Step 5: Boxplots of the clarified variables are displayed without any outliers.

#Drawing a boxplot for the numeric variables to check for outliers
#Outliers of the numeric variables are assigned to a new variable
#Finding the minimum value of the outliers of each variable
BP_1 <- boxplot(Worldcup$Home.Team.Goals,main="Boxplot of Home Team Goals",ylab ="Home team score",col = "palegreen")

min(BP_1$out)
[1] 7
BP_2 <- boxplot(Worldcup$Away.Team.Goals,main="Boxplot of Away Team Goals",ylab ="Away team score", col = "palegreen")

min(BP_2$out)
[1] 7
BP_3 <-boxplot(Worldcup$Half.time.Home.Goals,main="Boxplot of Home Team Half time Goals",ylab ="Home team score",col = "palegreen")

min(BP_3$out)
[1] 3
BP_4 <-boxplot(Worldcup$Half.time.Away.Goals,main="Boxplot of Away Team Half time Goals",ylab ="Away team score",col = "palegreen")

min(BP_4$out)
[1] 3
BP_5 <-boxplot(Worldcup$Home_Sec_Half,main="Boxplot of Home Team Second half Goals",ylab ="Second half score",col = "palegreen")

min(BP_5$out)
[1] 6
BP_6 <-boxplot(Worldcup$Away_Sec_Half,main="Boxplot of Away Team Second half Goals",ylab ="Second half score",col = "palegreen")

min(BP_6$out)
[1] 3
#Filtering the variables using the minimum values of the outliers 
Worldcup %<>% filter(Home.Team.Goals< min(BP_1$out) )
Worldcup %<>% filter(Away.Team.Goals< min(BP_2$out) ) 
Worldcup %<>% filter(Half.time.Home.Goals< min(BP_3$out) )
Worldcup %<>% filter(Half.time.Away.Goals< min(BP_4$out) ) 
Worldcup %<>% filter(Home_Sec_Half< min(BP_5$out) ) 
Worldcup %<>% filter(Away_Sec_Half< min(BP_6$out) ) 
#Displaying the Boxplots of the filtered variables
boxplot(Worldcup$Home.Team.Goals,main="Boxplot of Home Team Goals",ylab ="Home team score",col = "Skyblue")

boxplot(Worldcup$Away.Team.Goals,main="Boxplot of Away Team Goals",ylab ="Away team score", col = "Skyblue")
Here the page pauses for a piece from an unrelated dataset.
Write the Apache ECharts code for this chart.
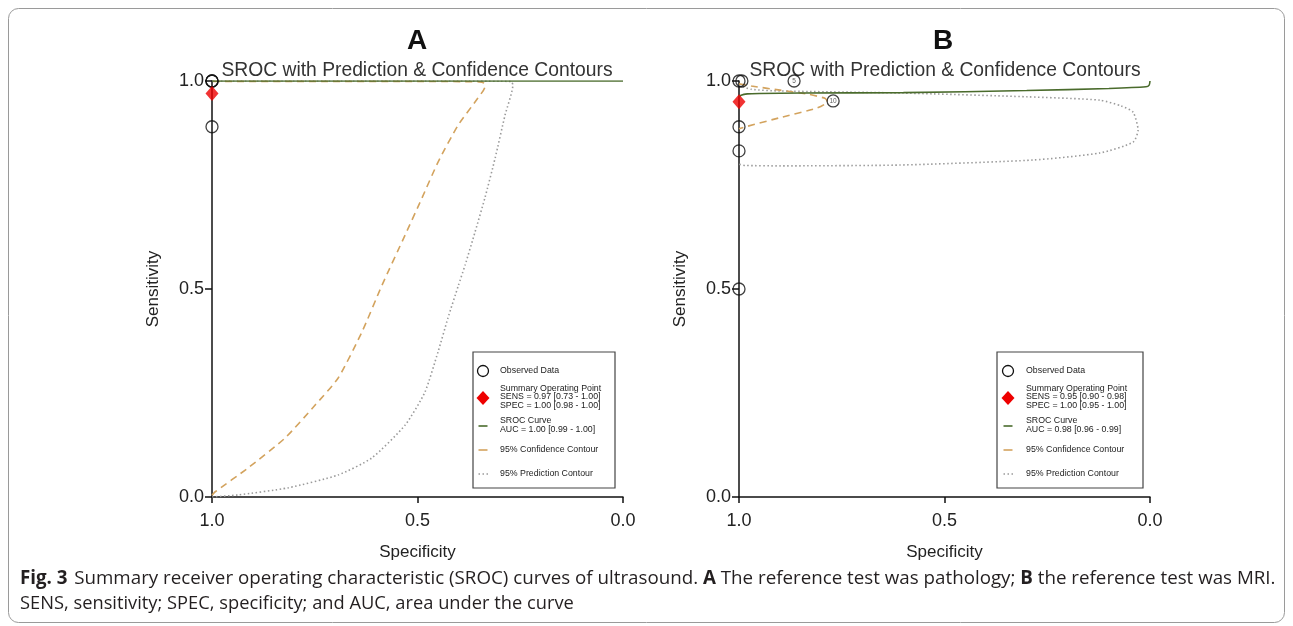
<!DOCTYPE html>
<html><head><meta charset="utf-8">
<script src="https://cdn.jsdelivr.net/npm/echarts@6/dist/echarts.min.js"></script>
<style>html,body{margin:0;padding:0;background:#fff}#c{width:1293px;height:626px}</style>
</head><body><div id="c"></div>
<script>
// ---------- data (spec = specificity, sens = sensitivity) ----------
const tickLabels = ['0.0', '0.5', '1.0'];

// Panel A: reference test = pathology
const obsA_spec = [1.0, 1.0, 1.0, 1.0];
const obsA_sens = [1.0, 1.0, 1.0, 0.89];
const sumA_spec = [1.0];
const sumA_sens = [0.97];
const srocA_spec = [1.0, 0.0];
const srocA_sens = [1.0, 1.0];
const confA_spec = [1.0, 0.993, 0.912, 0.822, 0.749, 0.693, 0.635, 0.586, 0.530, 0.489, 0.450, 0.401, 0.353, 0.336, 0.338, 0.350, 0.5, 0.8, 1.0];
const confA_sens = [0.004, 0.012, 0.070, 0.142, 0.221, 0.286, 0.397, 0.510, 0.630, 0.719, 0.805, 0.894, 0.959, 0.986, 0.995, 0.998, 0.999, 0.999, 0.999];
const predA_spec = [1.0, 0.937, 0.815, 0.693, 0.611, 0.530, 0.482, 0.450, 0.426, 0.401, 0.384, 0.360, 0.336, 0.311, 0.287, 0.268, 0.272, 0.5, 0.8, 1.0];
const predA_sens = [0.0, 0.005, 0.022, 0.053, 0.094, 0.173, 0.252, 0.349, 0.430, 0.507, 0.558, 0.637, 0.719, 0.815, 0.918, 0.990, 0.999, 1.0, 1.0, 1.0];
const legendA = ['Observed Data',
  'Summary Operating Point\nSENS = 0.97 [0.73 - 1.00]\nSPEC = 1.00 [0.98 - 1.00]',
  'SROC Curve\nAUC = 1.00 [0.99 - 1.00]',
  '95% Confidence Contour',
  '95% Prediction Contour'];

// Panel B: reference test = MRI
const obsB_spec = [1.0, 0.993, 0.866, 0.771, 1.0, 1.0, 1.0];
const obsB_sens = [1.0, 1.0, 1.0, 0.952, 0.89, 0.832, 0.5];
const obsB_lab = ['', '', '5', '10', '', '', ''];
const sumB_spec = [1.0];
const sumB_sens = [0.95];
const srocB_spec = [1.0, 0.995, 0.98, 0.95, 0.85, 0.6, 0.3, 0.1, 0.01, 0.002, 0.0];
const srocB_sens = [0.962, 0.966, 0.969, 0.970, 0.971, 0.972, 0.977, 0.982, 0.986, 0.990, 1.0];
const confB_spec = [1.0, 0.97, 0.9, 0.83, 0.79, 0.785, 0.81, 0.9, 0.98, 1.0];
const confB_sens = [0.993, 0.988, 0.978, 0.968, 0.958, 0.950, 0.935, 0.912, 0.891, 0.885];
const predB_spec = [1.0, 0.97, 0.9, 0.6, 0.3, 0.122, 0.07, 0.041, 0.029, 0.041, 0.122, 0.285, 0.608, 0.9, 0.985, 1.0];
const predB_sens = [0.99, 0.98, 0.976, 0.971, 0.962, 0.954, 0.94, 0.925, 0.882, 0.853, 0.827, 0.81, 0.798, 0.796, 0.797, 0.80];
const legendB = ['Observed Data',
  'Summary Operating Point\nSENS = 0.95 [0.90 - 0.98]\nSPEC = 1.00 [0.95 - 1.00]',
  'SROC Curve\nAUC = 0.98 [0.96 - 0.99]',
  '95% Confidence Contour',
  '95% Prediction Contour'];

const panelTitles = ['A', 'B'];
const subTitle = 'SROC with Prediction & Confidence Contours';
const captionLine1 = ['Fig. 3', 'Summary receiver operating characteristic (SROC) curves of ultrasound.', 'A', 'The reference test was pathology;', 'B', 'the reference test was MRI.'];
const captionLine2 = 'SENS, sensitivity; SPEC, specificity; and AUC, area under the curve';

// ---------- helpers ----------
const zip = (xs, ys) => xs.map((x, i) => [x, ys[i]]);
const FONT = 'Liberation Sans, Arial, sans-serif';
const CAPFONT = 'Open Sans, sans-serif';
const C_SROC = '#4a6b2c', C_CONF = '#d3a35e', C_PRED = '#9a9a9a';

const gridPos = [{left: 212, top: 81, width: 411, height: 416}, {left: 739, top: 81, width: 411, height: 416}];

function xAx(i) {
  return {
    gridIndex: i, type: 'value', inverse: true, min: 0, max: 1, interval: 0.5,
    name: 'Specificity', nameLocation: 'middle', nameGap: 47,
    nameTextStyle: {fontFamily: FONT, fontSize: 17, color: '#222'},
    axisLine: {show: true, onZero: false, lineStyle: {color: '#111', width: 1.5}},
    axisTick: {show: true, length: 6, lineStyle: {color: '#111', width: 1.5}},
    axisLabel: {fontFamily: FONT, fontSize: 18, color: '#222', margin: 15, formatter: v => tickLabels[Math.round(v * 2)]},
    splitLine: {show: false}
  };
}
function yAx(i) {
  return {
    gridIndex: i, type: 'value', min: 0, max: 1, interval: 0.5,
    name: 'Sensitivity', nameLocation: 'middle', nameGap: 50,
    nameTextStyle: {fontFamily: FONT, fontSize: 17, color: '#222'},
    axisLine: {show: true, onZero: false, lineStyle: {color: '#111', width: 1.5}},
    axisTick: {show: true, length: 7, lineStyle: {color: '#111', width: 1.5}},
    axisLabel: {fontFamily: FONT, fontSize: 18, color: '#222', margin: 8, formatter: v => tickLabels[Math.round(v * 2)]},
    splitLine: {show: false}
  };
}

function panelSeries(i, p) {
  return [
    {name: '95% Prediction Contour', type: 'line', xAxisIndex: i, yAxisIndex: i, data: zip(p.predS, p.predE), symbol: 'none', smooth: 0.2,
     lineStyle: {color: C_PRED, width: 1.6, type: [1.5, 2.5]}, z: 3},
    {name: '95% Confidence Contour', type: 'line', xAxisIndex: i, yAxisIndex: i, data: zip(p.confS, p.confE), symbol: 'none', smooth: 0.2,
     lineStyle: {color: C_CONF, width: 1.6, type: [7, 5]}, z: 4},
    {name: 'SROC Curve', type: 'line', xAxisIndex: i, yAxisIndex: i, data: zip(p.srocS, p.srocE), symbol: 'none', smooth: 0.2,
     lineStyle: {color: C_SROC, width: 1.6}, z: 5},
    {name: 'Observed Data', type: 'scatter', xAxisIndex: i, yAxisIndex: i,
     data: zip(p.obsS, p.obsE).map((d, k) => ({value: d, label: {show: !!(p.lab && p.lab[k]), formatter: p.lab ? p.lab[k] : ''}})),
     symbol: 'circle', symbolSize: 12,
     itemStyle: {color: 'rgba(255,255,255,0)', borderColor: '#111', borderWidth: 1.3},
     label: {position: 'inside', fontSize: 6.5, color: '#333', fontFamily: FONT}, z: 6},
    {name: 'Summary Operating Point', type: 'scatter', xAxisIndex: i, yAxisIndex: i, data: zip(p.sumS, p.sumE),
     symbol: 'diamond', symbolSize: [13, 15], itemStyle: {color: '#ee0000'}, z: 7}
  ];
}

// legend box drawn as graphic
function legendGraphic(x0, w, ix, tx, texts) {
  const ts = {fontFamily: FONT, fontSize: 8.8, lineHeight: 8.6, fill: '#222', verticalAlign: 'middle', align: 'left'};
  const txt = (y, s) => ({type: 'text', x: tx, y: y, style: Object.assign({text: s}, ts), z: 100});
  return {
    type: 'group', silent: true, children: [
      {type: 'rect', shape: {x: x0, y: 352, width: w, height: 136}, style: {fill: '#fff', stroke: '#444', lineWidth: 1.2}, z: 99},
      {type: 'circle', shape: {cx: ix, cy: 371, r: 5.5}, style: {fill: '#fff', stroke: '#111', lineWidth: 1.3}, z: 100},
      txt(371, texts[0]),
      {type: 'polygon', shape: {points: [[ix, 391], [ix + 6.5, 398], [ix, 405], [ix - 6.5, 398]]}, style: {fill: '#ee0000'}, z: 100},
      txt(397, texts[1]),
      {type: 'line', shape: {x1: ix - 4.5, y1: 426, x2: ix + 4.5, y2: 426}, style: {stroke: C_SROC, lineWidth: 1.6}, z: 100},
      txt(425, texts[2]),
      {type: 'line', shape: {x1: ix - 4.5, y1: 450, x2: ix + 4.5, y2: 450}, style: {stroke: C_CONF, lineWidth: 1.6}, z: 100},
      txt(450, texts[3]),
      {type: 'line', shape: {x1: ix - 4.5, y1: 474, x2: ix + 5.5, y2: 474}, style: {stroke: C_PRED, lineWidth: 1.6, lineDash: [1.5, 2.5]}, z: 100},
      txt(474, texts[4])
    ]
  };
}

const option = {
  animation: false,
  backgroundColor: '#fff',
  title: [
    {text: panelTitles[0], left: 412, top: 22, textAlign: 'center', textStyle: {fontFamily: FONT, fontSize: 28, fontWeight: 'bold', color: '#111'}},
    {text: panelTitles[1], left: 938, top: 22, textAlign: 'center', textStyle: {fontFamily: FONT, fontSize: 28, fontWeight: 'bold', color: '#111'}},
    {text: subTitle, left: 412, top: 56, textAlign: 'center', textStyle: {fontFamily: FONT, fontSize: 19.3, fontWeight: 'normal', color: '#333'}},
    {text: subTitle, left: 940, top: 56, textAlign: 'center', textStyle: {fontFamily: FONT, fontSize: 19.3, fontWeight: 'normal', color: '#333'}}
  ],
  grid: gridPos,
  xAxis: [xAx(0), xAx(1)],
  yAxis: [yAx(0), yAx(1)],
  series: [
    ...panelSeries(0, {obsS: obsA_spec, obsE: obsA_sens, sumS: sumA_spec, sumE: sumA_sens, srocS: srocA_spec, srocE: srocA_sens,
      confS: confA_spec, confE: confA_sens, predS: predA_spec, predE: predA_sens}),
    ...panelSeries(1, {obsS: obsB_spec, obsE: obsB_sens, lab: obsB_lab, sumS: sumB_spec, sumE: sumB_sens, srocS: srocB_spec, srocE: srocB_sens,
      confS: confB_spec, confE: confB_sens, predS: predB_spec, predE: predB_sens})
  ],
  graphic: [
    {type: 'rect', shape: {x: 8.5, y: 8.5, width: 1276, height: 614, r: 10}, style: {fill: 'none', stroke: '#9a9a9a', lineWidth: 1}, silent: true, z: -10},
    legendGraphic(473, 142, 483, 500, legendA),
    legendGraphic(997, 146, 1008, 1026, legendB),
    {type: 'text', left: 20, top: 569, silent: true, style: {
      text: '{b|' + captionLine1[0] + '}  {n|' + captionLine1[1] + ' }{b|' + captionLine1[2] + '}{n| ' + captionLine1[3] + ' }{b|' + captionLine1[4] + '}{n| ' + captionLine1[5] + '}',
      rich: {
        b: {fontFamily: CAPFONT, fontSize: 18.75, fontWeight: 'bold', fill: '#231f20'},
        n: {fontFamily: CAPFONT, fontSize: 18.75, fill: '#231f20'}
      }}},
    {type: 'text', left: 20, top: 595, silent: true, style: {
      text: captionLine2, font: '18.3px "Open Sans", sans-serif', fill: '#231f20'}}
  ]
};

echarts.init(document.getElementById('c'), null, {renderer: 'canvas'}).setOption(option);
</script>
</body></html>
boxplot(Worldcup$Half.time.Home.Goals,main="Boxplot of Home Team Half time Goals",ylab ="Home team score",col = "Skyblue")

boxplot(Worldcup$Half.time.Away.Goals,main="Boxplot of Away Team Half time Goals",ylab ="Away team score",col = "Skyblue")
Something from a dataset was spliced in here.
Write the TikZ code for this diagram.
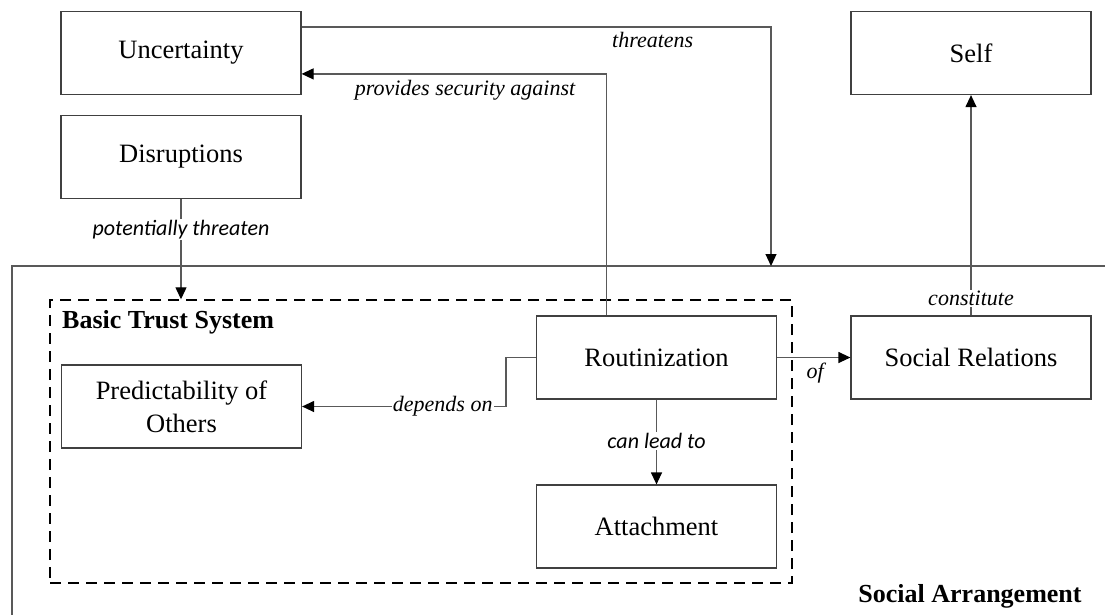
\documentclass[tikz,border=0pt]{standalone}
\usepackage{fontspec}
\setmainfont{Liberation Serif}
\newfontfamily\lblsans{Carlito}
\usetikzlibrary{arrows.meta}
\begin{document}
\begin{tikzpicture}[x=1pt,y=-1pt,
  box/.style={draw=black!75, line width=1.2pt, minimum width=240pt, minimum height=83pt,
              inner sep=0pt, align=center, font=\fontsize{26.5}{33}\selectfont},
  conn/.style={draw=black!65, line width=1.2pt},
  arr/.style={conn, -{Triangle[length=12pt,width=11pt,color=black]}},
  lbl/.style={font=\fontsize{22}{26}\selectfont\itshape, inner sep=1pt},
  lblsf/.style={font=\fontsize{22}{26}\selectfont\lblsans\itshape, inner sep=1pt},
  onln/.style={fill=white},
  head/.style={font=\fontsize{26}{30}\selectfont\bfseries, inner sep=0pt},
  trustbox/.style={draw=black, line width=1.4pt, dash pattern=on 11pt off 7pt,
                   minimum width=742pt, minimum height=283pt, inner sep=0pt}
]
\useasboundingbox (0,0) rectangle (1105,614);
\clip (0,0) rectangle (1105,614);

% social arrangement frame (runs off the right and bottom edges)
\draw[conn] (12,640) -- (12,266) -- (1130,266);
\coordinate (satop) at (771,266);
\node[head] (salbl) at (970,596) {Social Arrangement};

% basic trust system
\node[trustbox] (bts) at (421,441.5) {};
\node[head, anchor=west] (btslbl) at (62,322) {Basic Trust System};

% concepts
\node[box] (unc)  at (181,53)    {Uncertainty};
\node[box] (dis)  at (181,157)   {Disruptions};
\node[box] (self) at (971,53)    {Self};
\node[box] (rout) at (656.5,357.5) {Routinization};
\node[box] (soc)  at (971,357.5) {Social Relations};
\node[box] (pred) at (181.5,406.5) {Predictability of\\Others};
\node[box] (att)  at (656.5,526.5) {Attachment};

% connectors
\draw[arr] ([yshift=-16pt]unc.north east) -| node[lbl, below=4pt, pos=0.374] {threatens} (satop);
\draw[arr] ([xshift=-50pt]rout.north) |- node[lbl, below=5pt, pos=0.732] {provides security against} ([yshift=-63pt]unc.north east);
\draw[arr] (dis.south) -- node[lblsf, onln, pos=0.30] {potentially threaten} (dis.south |- bts.north);
\draw[arr] (rout.west) -- ++(-30pt,0) |- node[lbl, onln, pos=0.655] {depends on} (pred.east);
\draw[arr] (rout.south) -- node[lblsf, onln, pos=0.49] {can lead to} (att.north);
\draw[arr] (rout.east) -- node[lbl, below=4pt, pos=0.52] {of} (soc.west);
\draw[arr] (soc.north) -- node[lbl, onln, pos=0.077] {constitute} (self.south);
\end{tikzpicture}
\end{document}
boxplot(Worldcup$Home_Sec_Half,main="Boxplot of Home Team Second-half Goals",ylab ="Second-half score",col = "Skyblue")

boxplot(Worldcup$Away_Sec_Half,main="Boxplot of Away Team Second-half Goals",ylab ="Second-half score",col = "Skyblue")


Transform

Data transformation is applied on the variables : Attendance and Total goals.

Steps performed:

Step 1: We check the distribution of both the variables using the hist() function. We can see in both the graphs that the data is skewed to the right.

Step 2: We overlay a normal distribution curve over the histograms in order to visualise the trends better. It is to be noted that since Attendance variable contains 184 NA values [as discussed previously], we use na.rm=TRUE argument to exclude them.
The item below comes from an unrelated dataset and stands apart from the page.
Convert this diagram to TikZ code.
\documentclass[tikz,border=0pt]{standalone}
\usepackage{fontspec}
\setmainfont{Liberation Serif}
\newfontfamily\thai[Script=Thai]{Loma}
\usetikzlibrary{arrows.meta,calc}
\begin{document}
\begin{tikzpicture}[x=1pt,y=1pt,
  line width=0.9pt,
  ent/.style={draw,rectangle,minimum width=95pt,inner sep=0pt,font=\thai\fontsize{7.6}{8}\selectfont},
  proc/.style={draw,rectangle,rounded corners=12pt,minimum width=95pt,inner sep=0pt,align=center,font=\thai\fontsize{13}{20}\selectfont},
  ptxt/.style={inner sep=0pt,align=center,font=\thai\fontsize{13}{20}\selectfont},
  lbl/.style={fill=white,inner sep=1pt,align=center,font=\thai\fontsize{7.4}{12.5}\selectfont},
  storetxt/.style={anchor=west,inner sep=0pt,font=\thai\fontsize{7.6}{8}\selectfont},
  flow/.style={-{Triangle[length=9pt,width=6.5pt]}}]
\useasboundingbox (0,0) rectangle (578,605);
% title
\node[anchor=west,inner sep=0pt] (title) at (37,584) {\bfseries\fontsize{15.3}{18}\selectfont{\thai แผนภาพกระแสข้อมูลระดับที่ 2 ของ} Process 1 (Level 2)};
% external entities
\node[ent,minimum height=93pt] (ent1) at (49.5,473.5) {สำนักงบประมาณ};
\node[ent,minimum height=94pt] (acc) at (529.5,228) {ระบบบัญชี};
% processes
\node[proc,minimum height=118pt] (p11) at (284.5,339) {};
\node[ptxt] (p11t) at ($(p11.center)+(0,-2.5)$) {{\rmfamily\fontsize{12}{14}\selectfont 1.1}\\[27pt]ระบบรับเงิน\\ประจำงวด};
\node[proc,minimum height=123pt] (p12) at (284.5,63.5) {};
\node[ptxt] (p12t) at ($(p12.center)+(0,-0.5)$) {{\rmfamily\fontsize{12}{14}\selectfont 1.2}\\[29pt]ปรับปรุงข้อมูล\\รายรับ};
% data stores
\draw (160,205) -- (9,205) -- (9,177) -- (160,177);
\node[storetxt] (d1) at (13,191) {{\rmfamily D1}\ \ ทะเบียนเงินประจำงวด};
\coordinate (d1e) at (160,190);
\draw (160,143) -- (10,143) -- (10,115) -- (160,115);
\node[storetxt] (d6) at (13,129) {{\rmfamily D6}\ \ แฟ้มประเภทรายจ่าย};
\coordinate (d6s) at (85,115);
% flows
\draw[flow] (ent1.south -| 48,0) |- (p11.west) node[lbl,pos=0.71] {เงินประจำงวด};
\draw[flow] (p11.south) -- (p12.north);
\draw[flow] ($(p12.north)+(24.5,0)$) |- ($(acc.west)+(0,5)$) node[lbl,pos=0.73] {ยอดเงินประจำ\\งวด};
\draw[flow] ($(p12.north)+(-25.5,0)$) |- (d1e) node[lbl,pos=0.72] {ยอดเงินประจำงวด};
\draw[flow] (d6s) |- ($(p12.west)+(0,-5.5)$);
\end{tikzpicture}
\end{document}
Step 3: To decrease the skewness and normalize the data we aaply:

  1. Square-root transformation for Attendance (to reduce right-skewness and applying to the zero values in the histogram)

  2. Box-Cox transformation for Total_Goals with lambda = "auto"

Step 4: Checking the transformed data, we observe that the right-skewness has significantly reduced and it has converted to a normal distribution.

#Visualising Attendances
AttendanceHist <- hist(Worldcup$Attendance,
                       col="firebrick",
                       main ="Histogram of Attendances",
                       xlab ="Attendances",
                       prob=TRUE) #or freq=FALSE
curve(dnorm(x, mean=mean(Worldcup$Attendance, na.rm=TRUE),sd=sd(Worldcup$Attendance, na.rm=TRUE) ),
      add=TRUE, col="green", lwd=2 )
legend("topright",legend=c("Normal Curve"),fill=c("green"),
       text.font = 4,cex = 0.8,border= F, box.lty = 3)

#Visualising Total No. of Goals
TotalGoalHist <- hist(Worldcup$Total_Goals,
                      col="yellowgreen",
                      main ="Histogram of Goals",
                      xlab="Total No. of Goals",
                      prob=TRUE )
curve(dnorm(x, mean=mean(Worldcup$Total_Goals),sd=sd(Worldcup$Total_Goals) ),
      add=TRUE, col="red", lwd=2 )
legend("topright",legend=c("Normal Curve"),fill=c("red"),
       text.font = 4,cex = 0.8,border= F, box.lty = 3)

# Normalising using square-root transformation
Norm1 <- sqrt(Worldcup$Attendance)
# Normalising using Box-Cox transformation
Norm2 <- BoxCox(Worldcup$Total_Goals, lambda = "auto")
#Displaying the normalised histograms 
hist(Norm1, col="firebrick", main="Normalised Histogram of Attendances", 
     xlab="Attendances", prob=TRUE)
curve(dnorm(x, mean=mean(Norm1, na.rm=T),sd=sd(Norm1, na.rm=T)),
      add=TRUE, col="green", lwd=2 )
legend("topright",legend=c("Normal Curve"),fill=c("green"),
       text.font = 4,cex = 0.8,border= F, box.lty = 3)

hist(Norm2, col="yellowgreen", main="Normalised Histogram of Goals", xlab="Total No. of Goals",
     prob=TRUE)
curve(dnorm(x, mean=mean(Norm2),sd=sd(Norm2) ),
      add=TRUE, col="red", lwd=2 )
legend("topright",legend=c("Normal Curve"),fill=c("red"),
       text.font = 4,cex = 0.8,border= F, box.lty = 3)


Conclusion

With respect to the results above and the tasks performed throughout the report, the dataset on FIFA Worldcup Matches from 1930 to 2014 (excluding 1942 & 1946) is now tidy and ready for further match analysis. With these normalised data , we can further explore questions on how a team performs on its home ground , whether a team can qualify for the next worldcup match depending on previous perfomances and future match strategies using methods like linear regression analysis, anova, correlation and hypothesis testing.